There's three different strategies to use this data. First, the boot loader already reads in the linker.hints file. It could be modified to parse this data (it currently ignores it) and look at the PCI devices in the system. This leaves a number of holes, however, and loading drivers from the bootloader currently has significant performance issues. Second, the kernel could parse this file and load drivers as needed. However, this is far from straight forward in the kernel, since module loading needs to be queued until after / is available, and even after boot, some insertion events may happen in contexts that won't allow for modules to be loaded directly. Third, a user land program (perhaps devd(8)?) could parse the loader.hints file and create devd.conf scripts. USB currently has a program that will generate its hints based on ELF sections, a design which informed the current implementation. Its generator knows the format, which the current design hopes to avoid.

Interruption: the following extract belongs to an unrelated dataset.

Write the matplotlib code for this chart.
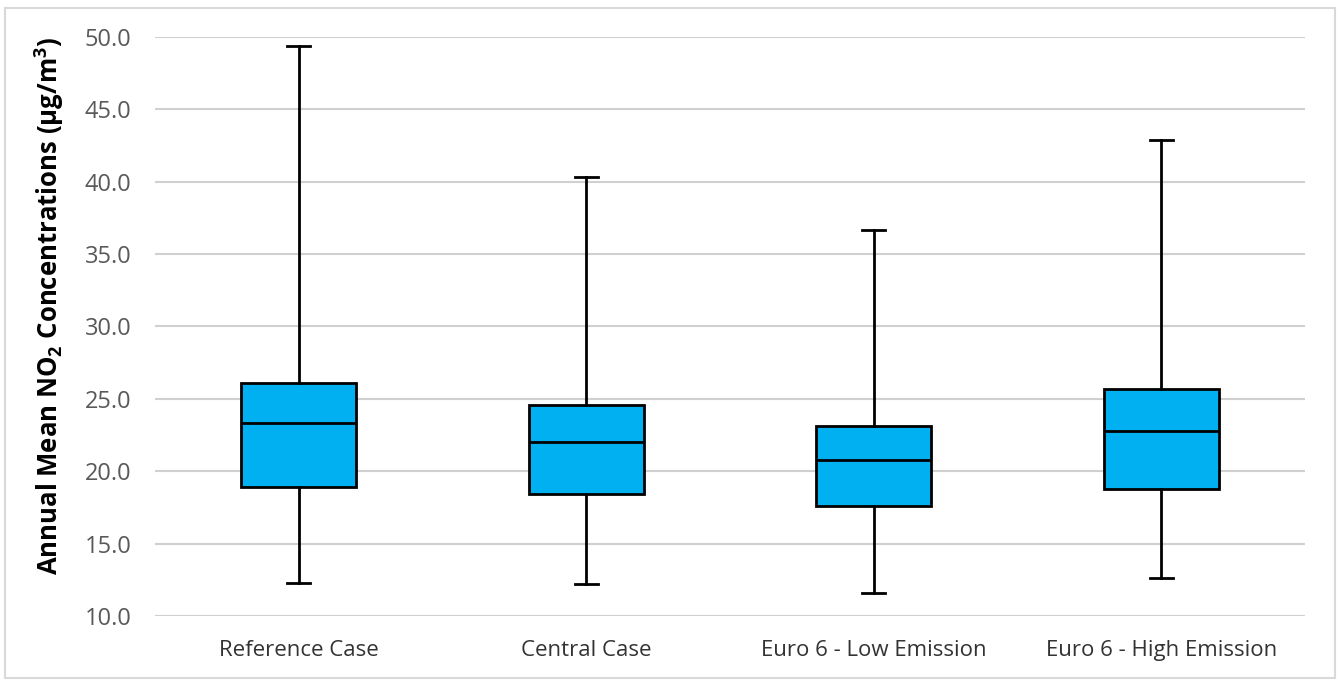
import matplotlib
matplotlib.use("Agg")
import matplotlib.pyplot as plt
from matplotlib.patches import Rectangle

# --------------------------
# 数据
# --------------------------
categories = ["Reference Case", "Central Case", "Euro 6 - Low Emission", "Euro 6 - High Emission"]
whisker_low = [12.3, 12.2, 11.6, 12.6]
q1 = [18.9, 18.4, 17.6, 18.8]
median = [23.3, 22.0, 20.8, 22.8]
q3 = [26.1, 24.6, 23.1, 25.7]
whisker_high = [49.4, 40.3, 36.7, 42.9]
y_ticks = [10, 15, 20, 25, 30, 35, 40, 45, 50]

plt.rcParams['font.family'] = ['Open Sans', 'DejaVu Sans']
plt.rcParams['mathtext.fontset'] = 'custom'
plt.rcParams['mathtext.rm'] = 'Open Sans'
plt.rcParams['mathtext.bf'] = 'Open Sans:bold'

fig = plt.figure(figsize=(13.42, 6.80), dpi=100)
ax = fig.add_axes([155 / 1342, 1 - 616 / 680, 1150 / 1342, 579 / 680])

stats = []
for i, name in enumerate(categories):
    stats.append({
        "label": name,
        "whislo": whisker_low[i],
        "q1": q1[i],
        "med": median[i],
        "q3": q3[i],
        "whishi": whisker_high[i],
        "fliers": [],
    })

ax.bxp(stats, positions=range(len(categories)), widths=0.4, patch_artist=True,
       showfliers=False,
       boxprops=dict(facecolor="#00B0F0", edgecolor="black", linewidth=2),
       medianprops=dict(color="black", linewidth=2),
       whiskerprops=dict(color="black", linewidth=2),
       capprops=dict(color="black", linewidth=2),
       capwidths=0.08)

ax.set_xlim(-0.5, len(categories) - 0.5)
ax.set_ylim(10, 50)
ax.set_yticks(y_ticks)
ax.set_yticklabels([f"{v:.1f}" for v in y_ticks])
ax.yaxis.grid(True, color="#D0D0D0", linewidth=1.5)
ax.set_axisbelow(True)
for s in ax.spines.values():
    s.set_visible(False)
ax.tick_params(axis="y", length=0, labelsize=17, colors="#595959", pad=17)
ax.tick_params(axis="x", length=0, labelsize=16, colors="#333333", pad=17)
ax.set_ylabel(r"Annual Mean NO$_\mathbf{2}$ Concentrations (µg/m$^\mathbf{3}$)",
              fontsize=18.5, fontweight="bold", color="black")
ax.yaxis.set_label_coords(-0.077, 0.535)

# 外框
fig.patches.append(Rectangle((5 / 1342, 2 / 680), 1330 / 1342, 670 / 680,
                             transform=fig.transFigure, fill=False,
                             edgecolor="#D9D9D9", linewidth=1.5))

fig.savefig("out.png", dpi=100)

So a good start has been made, but more work is needed before we can ship only a MINIMAL kernel with modules. See this space for more info in the future.

3 comments:

Anonymous said...

What an awesome blog post Warner!

-Alex

Unknown said...

Why not skip the part where devd configurations are created and just have a process that reads the hints and listens on /var/run/devd.pipe. It would spare us spamming /etc/devd/ with huge and trivial files.

Ali said...

Thanks for the awesome post.

I think FreeBSD needs in this case some kind of module blacklists. This way broken modules that get loaded automatically can be somehow easily disabled.

-Ali